Shareholder Friendly: The company generates ample free cash flow, a good portion of which it typically returns to shareholders in the form of dividends (the yield has been hovering near 2%) and stock buybacks. Impressively, over the past decade, approximately 40% of the outstanding shares have been retired. And CEO Frank Blake, who took his seat in the corner office in early 2007, remains committed to repurchases as a way to bolster share earnings and enhance shareholder value.
Relatively Small Online Presence: This makes Home Depot vulnerable to large Internet-based retailers, such as Amazon (AMZN), that may be able to undercut it on price in some cases and even guarantee quicker home delivery. Still, the company is stepping up its ecommerce efforts, endeavoring to provide its customers with an interconnected retail experience. And it is extending its distribution network, which ought to enable it to catch up with online rivals on the order fulfillment and direct delivery fronts.
Housing Recovery: Conditions have improved a lot since the 2007-2009 recession, with affordability now rather high and housing formation finally starting to turn the corner. Home values also continue to appreciate across the country in what will likely be a lengthy, multiyear upcycle. This is leading to greater home investment, and it will likely keep the same-store sales (and earnings) momentum going for some time to come. In fiscal 2014, we see the top line rising at a strong 5% clip, with share net apt to climb in the 15%-20% range, to $4.40 or so.
Heightened Maintenance Demand: This has resulted from an aging of housing inventories across the country. And it, along with cheap financing options, is contributing to a favorable uptick in renovation activity.
Unit Expansion: There are eight new stores planned for 2014, down from the recent pace of closer to 12 per year.

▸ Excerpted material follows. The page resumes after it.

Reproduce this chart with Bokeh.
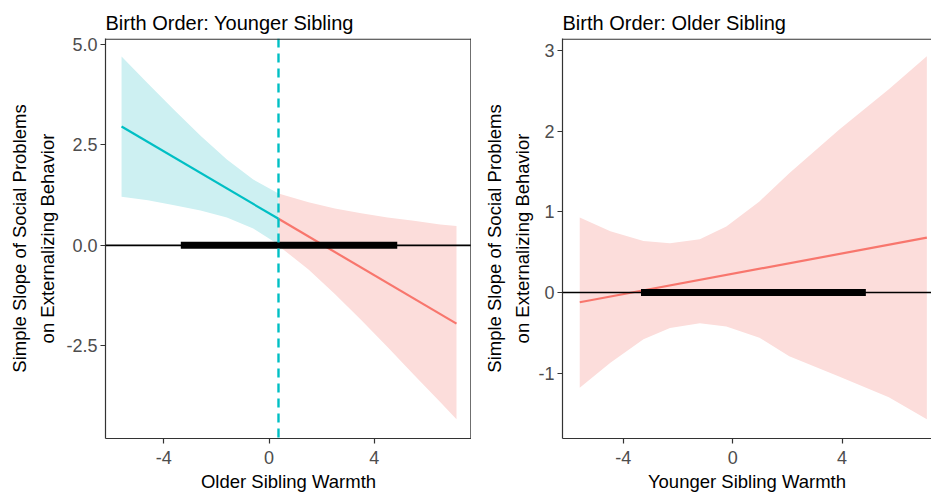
from bokeh.plotting import figure
from bokeh.models import Range1d, FixedTicker, Span
from bokeh.layouts import row
from bokeh.embed import file_html
from bokeh.resources import INLINE

TEAL = "#00BFC4"
RED = "#F8766D"
TEAL_FILL = "#CDF0F2"
RED_FILL = "#FCDDDB"
FONT = "Liberation Sans"
AXIS_COL = "#333333"

# ---------------- data: left panel (Birth Order: Younger Sibling) ----------------
left_jn = 0.36  # Johnson-Neyman point
left_sig_x = [-5.6, -4.6, -3.6, -2.6, -1.6, -0.6, 0.36]
left_sig_up = [4.70, 4.03, 3.37, 2.73, 2.14, 1.64, 1.29]
left_sig_lo = [1.21, 1.12, 1.00, 0.87, 0.69, 0.42, 0.02]
left_sig_line_x = [-5.6, 0.36]
left_sig_line_y = [2.96, 0.66]

left_ns_x = [0.36, 1.5, 2.5, 3.5, 4.5, 5.5, 6.5, 7.12]
left_ns_up = [1.29, 1.07, 0.92, 0.80, 0.69, 0.61, 0.52, 0.48]
left_ns_lo = [-0.01, -0.60, -1.21, -1.86, -2.53, -3.22, -3.90, -4.33]
left_ns_line_x = [0.36, 7.12]
left_ns_line_y = [0.66, -1.95]

left_range_x = [-3.35, 4.87]   # observed moderator range (thick bar)

# ---------------- data: right panel (Birth Order: Older Sibling) ----------------
right_x = [-5.59, -4.47, -3.26, -2.29, -1.2, -0.23, 0.98, 2.07, 3.89, 5.71, 7.1]
right_up = [0.93, 0.76, 0.64, 0.61, 0.66, 0.82, 1.13, 1.48, 2.02, 2.52, 2.93]
right_lo = [-1.18, -0.87, -0.58, -0.44, -0.38, -0.42, -0.56, -0.79, -1.04, -1.30, -1.57]
right_line_x = [-5.59, 7.1]
right_line_y = [-0.12, 0.68]

right_range_x = [-3.35, 4.87]

titles = ["Birth Order: Younger Sibling", "Birth Order: Older Sibling"]
xlabels = ["Older Sibling Warmth", "Younger Sibling Warmth"]
ylabel = "Simple Slope of Social Problems\non Externalizing Behavior"
x_ticks = [-4, 0, 4]
x_tick_labels = ["-4", "0", "4"]
left_y_ticks = [-2.5, 0.0, 2.5, 5.0]
left_y_labels = ["-2.5", "0.0", "2.5", "5.0"]
right_y_ticks = [-1, 0, 1, 2, 3]
right_y_labels = ["-1", "0", "1", "2", "3"]


def style(p, title, xlabel, yticks, ylabels):
    p.title.text = title
    p.title.text_font = FONT
    p.title.text_font_size = "20px"
    p.title.text_font_style = "normal"
    p.title.text_color = "black"
    p.title.align = "left"
    p.xgrid.visible = False
    p.ygrid.visible = False
    for ax in (p.xaxis[0], p.yaxis[0]):
        ax.axis_line_color = AXIS_COL
        ax.axis_line_width = 1.2
        ax.major_tick_line_color = AXIS_COL
        ax.major_tick_line_width = 1.2
        ax.major_tick_out = 5
        ax.major_tick_in = 0
        ax.minor_tick_line_color = None
        ax.major_label_text_font = FONT
        ax.major_label_text_font_size = "18px"
        ax.major_label_text_color = "#4D4D4D"
        ax.major_label_standoff = 3
        ax.axis_label_text_font = FONT
        ax.axis_label_text_font_size = "18.5px"
        ax.axis_label_text_font_style = "normal"
        ax.axis_label_text_color = "black"
        ax.axis_label_standoff = 1
    p.xaxis[0].major_label_standoff = 7
    p.xaxis[0].axis_label_standoff = 4
    p.xaxis[0].ticker = FixedTicker(ticks=x_ticks)
    p.xaxis[0].major_label_overrides = {t: l for t, l in zip(x_ticks, x_tick_labels)}
    p.yaxis[0].ticker = FixedTicker(ticks=yticks)
    p.yaxis[0].major_label_overrides = {t: l for t, l in zip(yticks, ylabels)}
    p.xaxis[0].axis_label = xlabel
    p.yaxis[0].axis_label = ylabel
    p.yaxis[0].axis_label_text_line_height = 1.35
    p.yaxis[0].axis_label_standoff = 5


def border(p, side, frame_px):
    """Draw a frame border line just inside the given frame edge."""
    if side == "top":
        r = p.y_range
        loc = r.end - 0.6 * (r.end - r.start) / frame_px
        p.add_layout(Span(location=loc, dimension="width", line_color=AXIS_COL, line_width=1.2))
    else:
        r = p.x_range
        loc = r.end - 0.6 * (r.end - r.start) / frame_px
        p.add_layout(Span(location=loc, dimension="height", line_color=AXIS_COL, line_width=1.2))


# ---------------- left figure ----------------
p1 = figure(width=471, height=495, output_backend="svg", toolbar_location=None,
            x_range=Range1d(-6.21, 7.69), y_range=Range1d(-4.81, 5.15),
            min_border_left=105, min_border_right=0, min_border_top=38, min_border_bottom=57)
style(p1, titles[0], xlabels[0], left_y_ticks, left_y_labels)
p1.outline_line_color = None

p1.varea(x=left_sig_x, y1=left_sig_lo, y2=left_sig_up, fill_color=TEAL_FILL)
p1.varea(x=left_ns_x, y1=left_ns_lo, y2=left_ns_up, fill_color=RED_FILL)
p1.line(left_sig_line_x, left_sig_line_y, line_color=TEAL, line_width=2.2)
p1.line(left_ns_line_x, left_ns_line_y, line_color=RED, line_width=2.2)
p1.add_layout(Span(location=0, dimension="width", line_color="black", line_width=1.6))
p1.line(left_range_x, [0, 0], line_color="black", line_width=7)
p1.add_layout(Span(location=left_jn, dimension="height", line_color=TEAL,
                   line_width=2.4, line_dash="9 6"))
border(p1, "top", 400)
border(p1, "right", 365)

# ---------------- right figure ----------------
p2 = figure(width=460, height=495, output_backend="svg", toolbar_location=None,
            x_range=Range1d(-6.22, 7.27), y_range=Range1d(-1.81, 3.15),
            min_border_left=91, min_border_right=0, min_border_top=38, min_border_bottom=57)
style(p2, titles[1], xlabels[1], right_y_ticks, right_y_labels)
p2.yaxis[0].axis_label_standoff = 2
p2.outline_line_color = None

p2.varea(x=right_x, y1=right_lo, y2=right_up, fill_color=RED_FILL)
p2.line(right_line_x, right_line_y, line_color=RED, line_width=2.2)
p2.add_layout(Span(location=0, dimension="width", line_color="black", line_width=1.6))
p2.line(right_range_x, [0, 0], line_color="black", line_width=7)
border(p2, "top", 400)

layout = row(p1, p2)
open("out.html", "w").write(file_html(layout, INLINE))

Yet, development opportunities remain plentiful, particularly as Home Depot looks to make inroads overseas, in China and elsewhere, with smaller specialty outlets, including ones focused solely on home decorations and paint and flooring.
Productivity Initiatives: As 2014 gets under way, the company has numerous productivity initiatives in place that should keep a lid on SG&A expenses and support double-digit share-net growth. Among these are measures to improve merchandise execution, order management, and space optimization, along with efforts to drive more inventory and supply chain efficiencies.

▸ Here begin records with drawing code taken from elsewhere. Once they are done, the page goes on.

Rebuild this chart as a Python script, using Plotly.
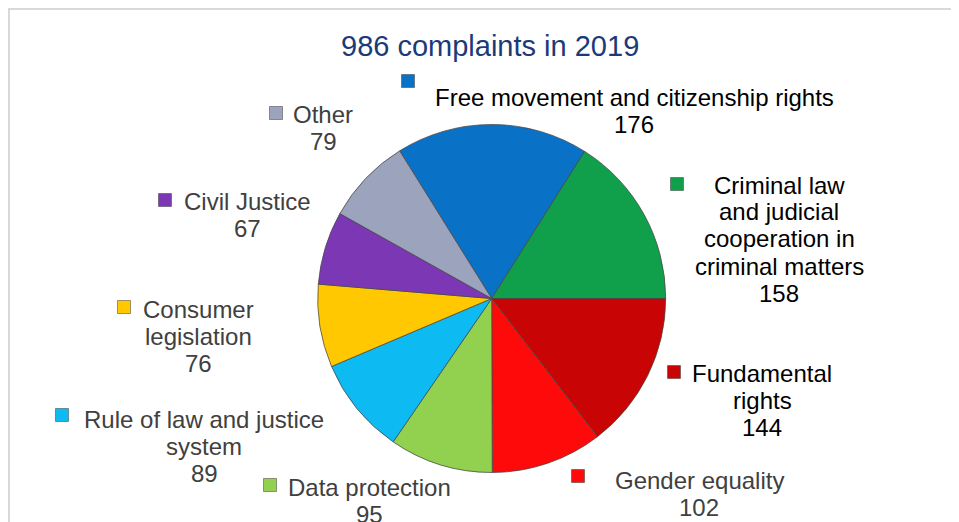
import plotly.graph_objects as go

# ---- data ----
categories = [
    "Free movement and citizenship rights",
    "Criminal law and judicial cooperation in criminal matters",
    "Fundamental rights",
    "Gender equality",
    "Data protection",
    "Rule of law and justice system",
    "Consumer legislation",
    "Civil Justice",
    "Other",
]
values = [176, 158, 144, 102, 95, 89, 76, 67, 79]
label_lines = [
    ["Free movement and citizenship rights"],
    ["Criminal law", "and judicial", "cooperation in", "criminal matters"],
    ["Fundamental", "rights"],
    ["Gender equality"],
    ["Data protection"],
    ["Rule of law and justice", "system"],
    ["Consumer", "legislation"],
    ["Civil Justice"],
    ["Other"],
]
title_text = "986 complaints in 2019"

# ---- styles ----
colors = ["#0A72C6", "#10A04C", "#C80404", "#FF0A0A", "#92D050",
          "#0DBBF2", "#FFC800", "#7C38B4", "#9CA3BC"]
text_colors = ["#000000", "#000000", "#000000", "#404040", "#404040",
               "#404040", "#404040", "#404040", "#404040"]
W, H = 959, 522
OFF = 8  # page body margin of the html page
# label text centre (x, first line y) in page pixels
label_pos = [(634, 97), (779, 185), (762, 373), (699, 480), (369, 487),
             (204, 419), (198, 309), (247, 201), (323, 115)]
marker_pos = [(408, 81), (677, 184), (674, 372), (578, 476), (270, 485),
              (62, 415), (124, 307), (165, 200), (276, 113)]
line_gap = 27
font_size = 24


def px(x):
    return (x - OFF) / W


def py(y):
    return 1 - (y - OFF) / H


# pie geometry (page pixels)
cx, cy, r = 491.7, 298.5, 174
rotation = 90 - (values[0] + values[1]) / sum(values) * 360

fig = go.Figure(go.Pie(
    labels=categories,
    values=values,
    sort=False,
    direction="clockwise",
    rotation=rotation,
    marker=dict(colors=colors, line=dict(color="rgba(70,70,70,0.75)", width=1)),
    textinfo="none",
    textposition="none",
    showlegend=False,
    domain=dict(x=[px(cx - r), px(cx + r)], y=[py(cy + r), py(cy - r)]),
))

ann = []
shapes = []
for i, lines in enumerate(label_lines):
    x0, y0 = label_pos[i]
    all_lines = lines + [str(values[i])]
    for k, t in enumerate(all_lines):
        ann.append(dict(
            x=px(x0), y=py(y0 + k * line_gap), xref="paper", yref="paper",
            text=t, showarrow=False, xanchor="center", yanchor="middle",
            font=dict(family="Liberation Sans, Arial, sans-serif", size=font_size, color=text_colors[i]),
        ))
    mx, my = marker_pos[i]
    s = 6.5
    shapes.append(dict(
        type="rect", xref="paper", yref="paper",
        x0=px(mx - s), x1=px(mx + s), y0=py(my + s), y1=py(my - s),
        fillcolor=colors[i], line=dict(color="rgba(60,60,60,0.5)", width=1),
    ))

ann.append(dict(
    x=px(490), y=py(46), xref="paper", yref="paper", text=title_text,
    showarrow=False, xanchor="center", yanchor="middle",
    font=dict(family="Liberation Sans, Arial, sans-serif", size=29, color="#1B3A78"),
))

# outer frame
shapes.append(dict(
    type="rect", xref="paper", yref="paper",
    x0=1 / W, x1=1.05, y0=-0.05, y1=1 - 1 / H,
    line=dict(color="#D9D9D9", width=2), fillcolor="rgba(0,0,0,0)",
))

fig.update_layout(
    width=W, height=H,
    margin=dict(l=0, r=0, t=0, b=0),
    paper_bgcolor="white",
    plot_bgcolor="white",
    annotations=ann,
    shapes=shapes,
)

fig.write_html("out.html")
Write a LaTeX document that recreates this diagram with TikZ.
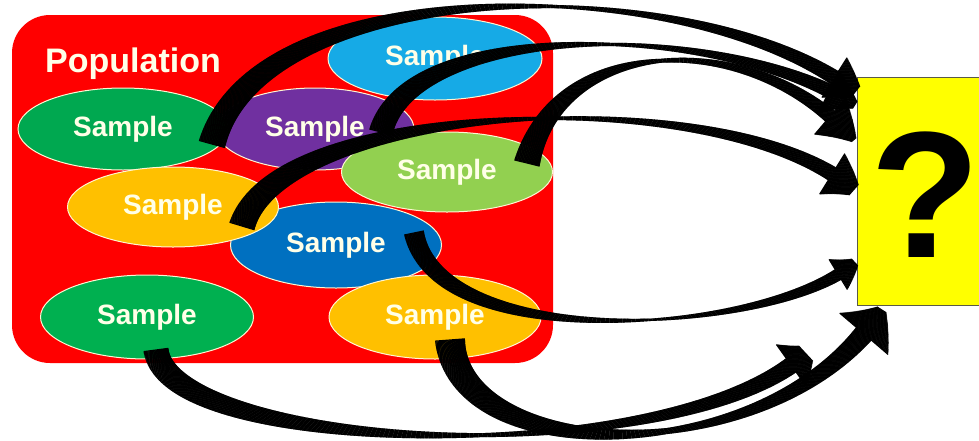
\documentclass[tikz,border=0pt]{standalone}
\usepackage{fontspec}
\setmainfont{Liberation Sans}
\usetikzlibrary{decorations.markings,calc,shapes.geometric}
\definecolor{popred}{RGB}{255,0,0}
\definecolor{cEdge}{RGB}{255,246,210}
\definecolor{cText}{RGB}{255,255,232}
\definecolor{cCyan}{RGB}{22,170,230}
\definecolor{cGreenA}{RGB}{0,168,80}
\definecolor{cPurple}{RGB}{112,48,160}
\definecolor{cLime}{RGB}{146,208,80}
\definecolor{cAmber}{RGB}{255,192,0}
\definecolor{cBlue}{RGB}{0,112,192}
\definecolor{cGreenB}{RGB}{0,176,80}
\definecolor{qyellow}{RGB}{255,255,0}
\definecolor{boxedge}{RGB}{90,90,70}
\tikzset{
  samp/.style={ellipse, draw=cEdge, line width=1pt, inner sep=0pt, text=cText,
    font=\fontsize{28pt}{28pt}\selectfont\bfseries},
  taper/.style n args={6}{
    decoration={markings,
      mark=between positions 0 and 1 step 0.8pt with {%
        \pgfmathsetmacro\tpd{\pgfkeysvalueof{/pgf/decoration/mark info/distance from start}}%
        \pgfmathsetmacro\tpL{\pgfdecoratedpathlength}%
        \pgfmathsetmacro\tpf{\tpd/\tpL}%
        \pgfmathsetmacro\tpu{abs(\tpf-#6)/(\tpf<#6 ? #6 : 1-#6)}%
        \pgfmathsetmacro\tpa{\tpf<#6 ? #1 : #3}%
        \pgfmathsetmacro\tph{#2+(\tpa-#2)*\tpu*(0.8+0.2*\tpu)}%
        \pgfmathsetmacro\tpk{#4/#5}%
        \pgfmathsetmacro\tph{\tpd>\tpL-#5 ? (\tpL-\tpd)*\tpk : \tph}%
        \fill (-0.6pt,-\tph pt) rectangle (0.6pt,\tph pt);%
      }
    },
    decorate
  }
}
\begin{document}
\begin{tikzpicture}[x=1pt,y=-1pt]
\useasboundingbox (0,0) rectangle (979,440);
\clip (0,0) rectangle (979,440);
\fill[white] (0,0) rectangle (979,440);
% population
\node[fill=popred, rounded corners=38pt, minimum width=541pt, minimum height=348pt, inner sep=0pt] (pop) at (282.5,189) {};
\node[anchor=base west, inner sep=0pt, text=cText, font=\fontsize{34pt}{34pt}\selectfont\bfseries] (poplab) at (45,72) {Population};
% samples
\node[samp, fill=cCyan,   minimum width=214pt, minimum height=83pt] (e1) at (435,58.5) {\raisebox{5pt}{Sample}};
\node[samp, fill=cPurple, minimum width=198pt, minimum height=82pt] (e3) at (315,129) {Sample\hspace{18pt}};
\node[samp, fill=cGreenA, minimum width=210pt, minimum height=82pt] (e2) at (123,129) {Sample};
\node[samp, fill=cLime,   minimum width=211pt, minimum height=80pt] (e4) at (447,172) {Sample};
\node[samp, fill=cBlue,   minimum width=211pt, minimum height=86pt] (e6) at (336,245) {Sample};
\node[samp, fill=cAmber,  minimum width=211pt, minimum height=80pt] (e5) at (173,207) {Sample};
\node[samp, fill=cGreenB, minimum width=213pt, minimum height=84pt] (e7) at (147,317) {Sample};
\node[samp, fill=cAmber,  minimum width=212pt, minimum height=84pt] (e8) at (435,317) {Sample};
% question box
\node[draw=boxedge, line width=1.2pt, fill=qyellow, anchor=north west, minimum width=150pt, minimum height=228pt, inner sep=0pt] (q) at (857,77) {};
\node[anchor=base, inner sep=0pt, font=\fontsize{180pt}{180pt}\selectfont\bfseries] (qm) at (925,257) {?};
% arrows
\path[taper={13.5}{1.6}{8.5}{24}{38}{0.55}] ($(e2)+(89,15)$) .. controls +(48,-174) and +(-155,-122) .. ($(q.north west)+(-2,15)$);
\path[taper={12}{1.6}{8}{23}{36}{0.5}] ($(e3)+(66,3)$) .. controls +(29,-112) and +(-135,-85) .. ($(q.north west)+(-2,28)$);
\path[taper={13}{2}{8.5}{24}{38}{0.45}] ($(e4)+(80,-9)$) .. controls +(33,-133) and +(-94,-110) .. ($(q.north west)+(-3,63)$);
\path[taper={13}{1.6}{8.5}{24}{38}{0.5}] ($(e5)+(69,19)$) .. controls +(38,-126) and +(-124,-110) .. ($(q.north west)+(-3,113)$);
\path[taper={10}{1.2}{7}{18}{28}{0.55}] ($(e6)+(78,-12)$) .. controls +(26,125) and +(-75,70) .. ($(q.north west)+(-2,185)$);
\path[taper={12.5}{2}{9.5}{26}{32}{0.5}] ($(e7)+(9,33)$) .. controls +(14,105) and +(-126,118) .. ($(q.south west)+(-51,47)$);
\path[taper={15}{3}{11.5}{32}{36}{0.5}] ($(e8)+(15,23)$) .. controls +(10,130) and +(-102,162) .. ($(q.south west)+(25,3)$);
\end{tikzpicture}
\end{document}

Rising Interest/Mortgage Rates: This could have a chilling effect on consumer spending and the overall housing recovery. That said, we expect borrowing costs to stay historically low even as the economy strengthens and the Federal Reserve winds down its accommodative bond-buying program. And home buying should remain an attractive option for many consumers, particularly with rental prices soaring in many American cities.
Bad Weather: In any given year, cold and stormy weather can wreak havoc on customer counts and depress key same-store sales trends. The January interim, usually the company’s weakest quarter from a revenue standpoint, is the one most likely to be hampered by weather-related headwinds.
In sum, we believe that Home Depot’s strengths and opportunities, highlighted by ongoing productivity enhancements and a further rebound in the national housing market, now far outweigh its weaknesses and threats. And while this quality Dow issue appears fully valued at the recent quotation (it is trading at a forward P/E multiple of about 20), we still think that it’s a good choice for conservative investors seeking exposure to the resurgent housing sector. We would be especially bullish on the stock in the event of a material price pullback, which could well happen if the broader equity benchmarks enter a correction phase.
At the time of this article’s writing, the author did not have positions in any of the companies mentioned.